Friday, July 3, 2015

Engineering and the Fact-Value Distinction

"Contemporary events differ from history in that we do not know the results they will produce." -- Friedrich Hayek

The fact-value distinction is fundamental to philosophy, and perhaps counter-intuitively, to engineering as well. I explicitly attended a graduate program where I could learn from a University of Chicago-trained Straussian, where emphasis is placed on “facts.” The key here is realizing the "fact" part is realistic, complex, and the way things "are," while the "value" part is convincing, simple, and the way things "should be." Straussians explicitly embrace complexity and "facts," while society in general embraces simplicity and "values," effectively arguing that facts are messy things that can be ignored if inconvenient.  

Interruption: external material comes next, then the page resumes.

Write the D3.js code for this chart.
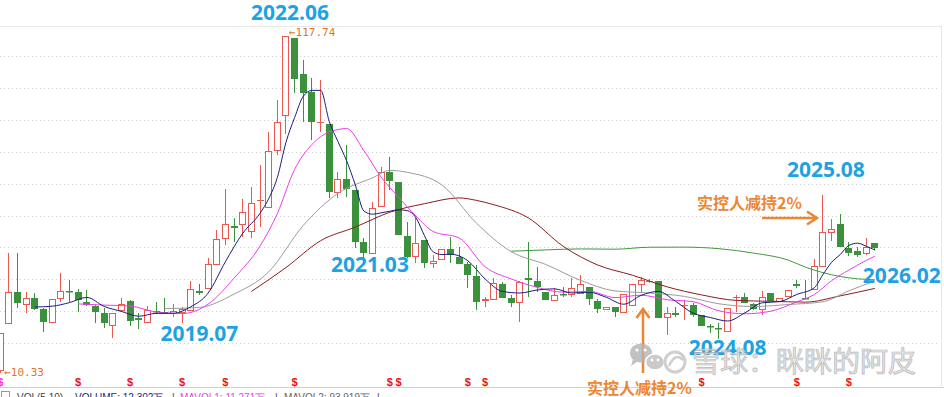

Here the situation becomes somewhat confused, but let me try to establish an analytic baseline and then draw some final conclusions. Straussians, who are followers of Leo Strauss, are essentially traditionalists and are often described as “close-reading,” meaning that they read closely to determine original meaning and intent. This tends not to be the philosophical stance at MIT, home to Noam Chomsky, Paul Krugman, and Jonathan Gruber, which is more “progressive” and value-oriented and less concerned about tradition and fact-oriented. Why might this be the case? There are two arguments to be made here. The first concerns technological optimism of the kind that was on display at the Chicago World’s Fair from 1933 to 1934, “A Century of Progress,” that featured the motto, “Science Finds, Industry Applies, Man Conforms.” And it appears that MIT continues with this technological optimism in that they seek to improve society through technology.

This is a fine sentiment or “value,” as far as it goes, but “facts,” reality, and life are all more complicated. Tom Wolfe in his 1987 piece, “The Great Relearning,” develop several vignettes with the common theme of progressive policies undertaken with the best of intentions that, unfortunately, bear bitter fruit, chief among them the sexual revolution. The problem is, such radical changes – and by “radical” and mean fast, significant, and fundamental – almost always turn out poorly because their advocates don’t understand the systems being radically changed and they certainly don’t understand the consequences. Here is where engineering has something significant to say about complex systems generally and social systems specifically. When I was programming and I made changes to my code base, I basically had no idea what was going to happen, so I was very careful with my changes and was always able to back out the changes I made. The interesting thing is that nobody knew more about that code than I did, and I was constantly surprised by the way consequences lined up, and my experience is not unusual. The problem is, politicians, policy makers, and philosophers are constantly advocating fundamental changes to society without knowing half as much about the systems they seek to change as I knew about my code. So is it any wonder that the history of social change is strewn with such debacles?

Of course these observations, while semi-well known, are immensely unpopular. It would be simple enough to run through the books and citations, but the video “Beware the Boom and Bust” provides an quick window with Keynes proposing popular but problematic policies and Hayek more unpopular but effective ones. Hayek of course wrote the well-known The Road to Serfdom, which is almost universally reviled by those on the value side of the fact-value distinction, which indicates, to my way of thinking, its inherent value and worth. But it is worth also considering for a moment the progressive response to Hayek, The Road to Reaction by Herman Finer. Hayek’s description of the Fabian Finer is worth recounting: "a specimen of abuse and invective which is probably unique in contemporary academic discussion." As factual arguments come into conflict with progressive values, reactions such as Finer’s are becoming all too common.

The key philosophic dichotomy in the 21st century therefore seem to have progressed from the fact-value distinction to one that is more grounded in complexity, with a natural tension emerging from the fact that nature is complex, but human success is furthered by being convincing, and simple arguments are more successful than complex ones, especially in a media age. So when I see the topics addressed by the Apple University – that is, making the complex simple – I think making products easy to use is great consumer design, but I wonder, does this also mean that they’re simplifying the world? Does this mean that Apple thinks that the rich complexity of reality can be simplified into notions of “social justice” that seldom turn out as initially envisioned?